Ecatombe azzurra: Italia fuori dai mondiali

Non c’è spazio adeguato per entrare in una dimensione fatta di vergogna e sgomento. Un dramma può avere un argomento tragico o comico, a seconda delle situazioni descritte. In questo caso come possiamo definirlo? Entrambi probabilmente. Tragico perché dopo 60 anni non parteciperemo alla fase finale del mondiale russo, comico perché a veder giocare questa nazionale non può esimerti dal non ridere. Purtroppo dopo ieri sera non c’era nulla di cui sorridere.

Questo paese continua ahimè a dimostrare le sue incapacità in tanti ambienti, in primis la politica, trascinandoci in una debacle mascherata da virus che sta infettando un po’ tutto. Non siamo ancora morti, ma neanche troppo vivi. Come nell’ambiente calcistico, dove di incompetenza dovuta alla mancanza di lucidità mentale e fisica ce ne parecchia. Non voglio entrare in disquisizioni prettamente tecniche, non è il posto adatto per farlo.

Ma una cosa mi preme dire: un allenatore che non ha un’idea di gioco, che schiera giocatori fuori ruolo e, mi dispiace dirlo, non degni di indossare la maglia azzurra non può definirsi tale. Ventura ha le sue colpe ma le responsabilità maggiori sono imputabili a chi, in primis Tavecchio, lo ha messo alla guida di una spider senza avere la patente. E’ normale poi che alla prima curva pericolosa rischi di uscire fuori strada.

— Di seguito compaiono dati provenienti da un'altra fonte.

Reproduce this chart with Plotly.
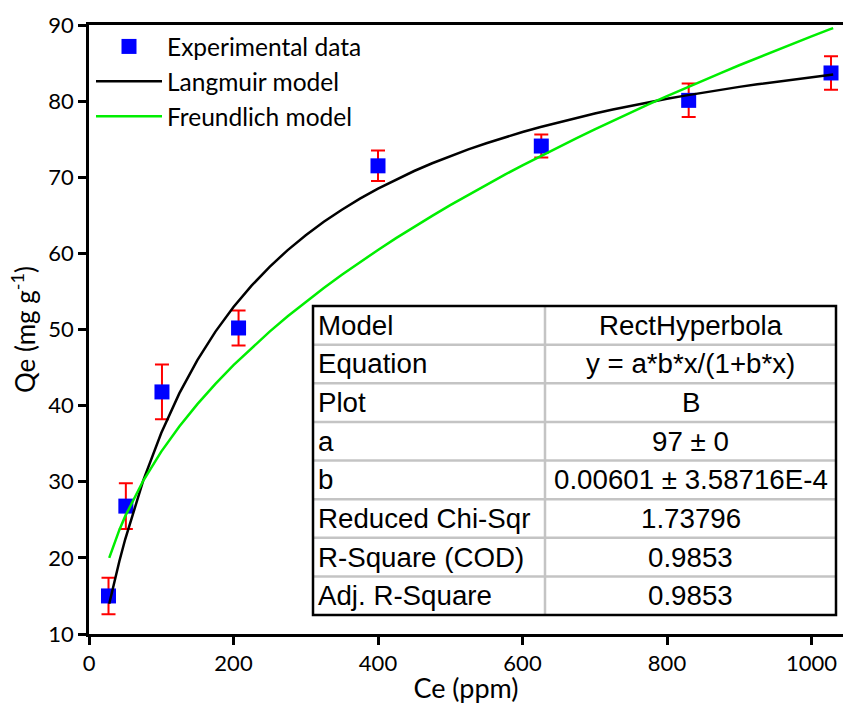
import plotly.graph_objects as go

# ---------------- data ----------------
ce_exp = [27, 51, 101, 207, 400, 626, 830, 1027]
qe_exp = [15.0, 26.8, 41.8, 50.2, 71.5, 74.1, 80.1, 83.7]
qe_err = [2.4, 3.0, 3.6, 2.3, 2.0, 1.5, 2.2, 2.2]

curve_x = [28, 35, 42, 50, 75, 100, 125, 150, 175, 200, 225, 250, 275, 300, 325, 350,
           375, 400, 425, 450, 475, 500, 525, 550, 575, 600, 625, 650, 675, 700, 725,
           750, 775, 800, 825, 850, 875, 900, 925, 950, 975, 1000, 1025, 1030]
langmuir_y = [13.97, 16.86, 19.55, 22.41, 30.14, 36.41, 41.61, 45.99, 49.72, 52.95,
              55.76, 58.24, 60.43, 62.39, 64.15, 65.74, 67.19, 68.50, 69.71, 70.82,
              71.84, 72.78, 73.66, 74.47, 75.23, 75.94, 76.61, 77.23, 77.82, 78.37,
              78.89, 79.39, 79.86, 80.30, 80.72, 81.12, 81.50, 81.87, 82.21, 82.54,
              82.86, 83.16, 83.45, 83.51]
freundlich_y = [20.00, 21.94, 23.67, 25.45, 30.13, 33.96, 37.26, 40.20, 42.86, 45.31,
                47.58, 49.72, 51.73, 53.63, 55.45, 57.19, 58.85, 60.45, 62.00, 63.49,
                64.93, 66.33, 67.69, 69.02, 70.31, 71.56, 72.79, 73.98, 75.15, 76.30,
                77.42, 78.52, 79.60, 80.66, 81.70, 82.72, 83.72, 84.71, 85.68, 86.64,
                87.58, 88.51, 89.42, 89.60]

table_labels = ["Model", "Equation", "Plot", "a", "b", "Reduced Chi-Sqr",
                "R-Square (COD)", "Adj. R-Square"]
table_values = ["RectHyperbola", "y = a*b*x/(1+b*x)", "B", "97 \u00b1 0",
                "0.00601 \u00b1 3.58716E-4", "1.73796", "0.9853", "0.9853"]

x_ticks = [0, 200, 400, 600, 800, 1000]
y_ticks = [10, 20, 30, 40, 50, 60, 70, 80, 90]

# ---------------- layout geometry ----------------
W, H = 843, 704
ML, MR, MT, MB = 89, 0, 25, 70
PW, PH = W - ML - MR, H - MT - MB

def px(xp):
    return (xp - ML) / PW

def py(yp):
    return (H - MB - yp) / PH

AX_FONT = "Lato, sans-serif"
TAB_FONT = "Liberation Sans, Arial, sans-serif"

fig = go.Figure()

fig.add_trace(go.Scatter(
    x=ce_exp, y=qe_exp, mode="markers", name="Experimental data",
    marker=dict(symbol="square", size=15, color="#0000ff"),
    error_y=dict(type="data", array=qe_err, color="#ff0000", thickness=2, width=7),
))
fig.add_trace(go.Scatter(
    x=curve_x, y=langmuir_y, mode="lines", name="Langmuir model",
    line=dict(color="#000000", width=2.5),
))
fig.add_trace(go.Scatter(
    x=curve_x, y=freundlich_y, mode="lines", name="Freundlich model",
    line=dict(color="#00ee00", width=2.5),
))

# ---------------- table ----------------
t_left, t_right, t_top, t_bot, t_div = 313, 836, 306, 615, 545
n = len(table_labels)
rh = (t_bot - t_top) / n
shapes = []
shapes.append(dict(type="rect", xref="paper", yref="paper",
                   x0=px(t_left), x1=px(t_right), y0=py(t_bot), y1=py(t_top),
                   fillcolor="white", line=dict(width=0), layer="below"))
for i in range(1, n):
    yy = t_top + rh * i
    shapes.append(dict(type="line", xref="paper", yref="paper",
                       x0=px(t_left), x1=px(t_right), y0=py(yy), y1=py(yy),
                       line=dict(color="#c4c4c4", width=2.5)))
shapes.append(dict(type="line", xref="paper", yref="paper",
                   x0=px(t_div), x1=px(t_div), y0=py(t_bot), y1=py(t_top),
                   line=dict(color="#c4c4c4", width=2.5)))
shapes.append(dict(type="rect", xref="paper", yref="paper",
                   x0=px(t_left), x1=px(t_right), y0=py(t_bot), y1=py(t_top),
                   line=dict(color="black", width=2.5)))

annotations = []
for i, (lab, val) in enumerate(zip(table_labels, table_values)):
    yc = t_top + rh * (i + 0.5)
    annotations.append(dict(xref="paper", yref="paper", x=px(t_left + 3), y=py(yc),
                            text=lab, showarrow=False, xanchor="left", yanchor="middle",
                            font=dict(family=TAB_FONT, size=27.7, color="black")))
    annotations.append(dict(xref="paper", yref="paper", x=px((t_div + t_right) / 2), y=py(yc),
                            text=val, showarrow=False, xanchor="center", yanchor="middle",
                            font=dict(family=TAB_FONT, size=27.7, color="black")))

fig.update_layout(
    width=W, height=H,
    margin=dict(l=ML, r=MR, t=MT, b=MB),
    plot_bgcolor="white", paper_bgcolor="white",
    shapes=shapes, annotations=annotations,
    showlegend=True,
    legend=dict(x=px(91), y=py(24), xanchor="left", yanchor="top",
                bgcolor="rgba(0,0,0,0)", itemwidth=66,
                font=dict(family="Lato, sans-serif", size=24.5, color="black"),
                tracegroupgap=0),
    xaxis=dict(range=[0, PW / 144.5 * 200], tickvals=x_ticks, ticks="outside",
               ticklen=8, tickwidth=2.5, tickcolor="black",
               showline=True, linecolor="black", linewidth=2.5, mirror=True,
               showgrid=False, zeroline=False,
               tickfont=dict(family=AX_FONT, size=22, color="black"),
               title=dict(text="Ce (ppm)", font=dict(family=AX_FONT, size=27, color="black"),
                          standoff=4)),
    yaxis=dict(range=[10, 90], tickvals=y_ticks, ticks="outside",
               ticklen=8, tickwidth=2.5, tickcolor="black",
               showline=True, linecolor="black", linewidth=2.5,
               showgrid=False, zeroline=False,
               tickfont=dict(family=AX_FONT, size=22, color="black"),
               title=dict(text="Qe (mg g<sup>-1</sup>)",
                          font=dict(family=AX_FONT, size=26, color="black"),
                          standoff=6)),
)

fig.write_html("out.html")
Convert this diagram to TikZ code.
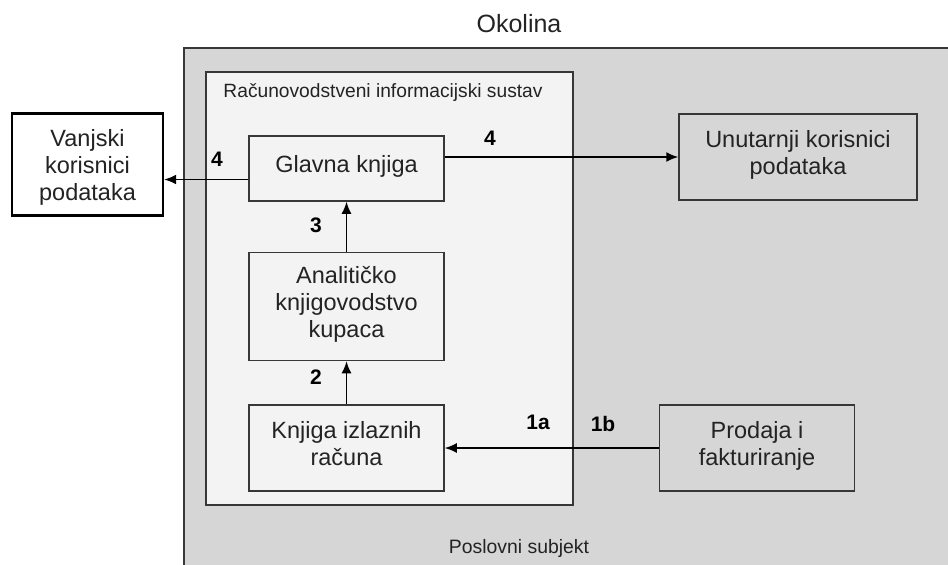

Questi benedetti mondiali di calcio, a parte il trionfo del 2006, sembrano diventati una maledizione. Dopo le vergognose eliminazioni nel 2010 e nel 2014 avvenute però nel girone finale, adesso ci tocca questa ecatombe ancora prima di arrivarci in Russia. Ora bisogna ricostruire ma con chi? E ancora con questi vertici federali? Secondo il mio modesto parere non basta sostituire sia loro che l’allenatore.

Bisogna resettare il concetto stesso che ci ha portato in questa situazione. Quale? Basta con tutti questi stranieri e prendiamo esempio dalla Germania, dove federazione e club lavorano insieme, i talenti si vanno a cercare in tutto il Paese, un’opportunità si dà a tutti e l’idea di calcio che si insegna è la stessa, a ogni livello. Nella piramide tedesca, alla base ci sono 390 “training camps” sparsi per tutto il Paese.

Coinvolgono 14.000 bambini, non necessariamente tesserati per un club. Ognuno ha la possibilità di essere notato dagli allenatori della federazione tedesca. La filosofia è: se il più grande talento della sua generazione è nato in un paesino sperduto in mezzo alle montagne, gli scout federali lo troveranno. Se va male, avrà comunque fatto attività fisica e avrà imparato a convivere e a giocare con ragazzi di tutte le età. Questa è la strada.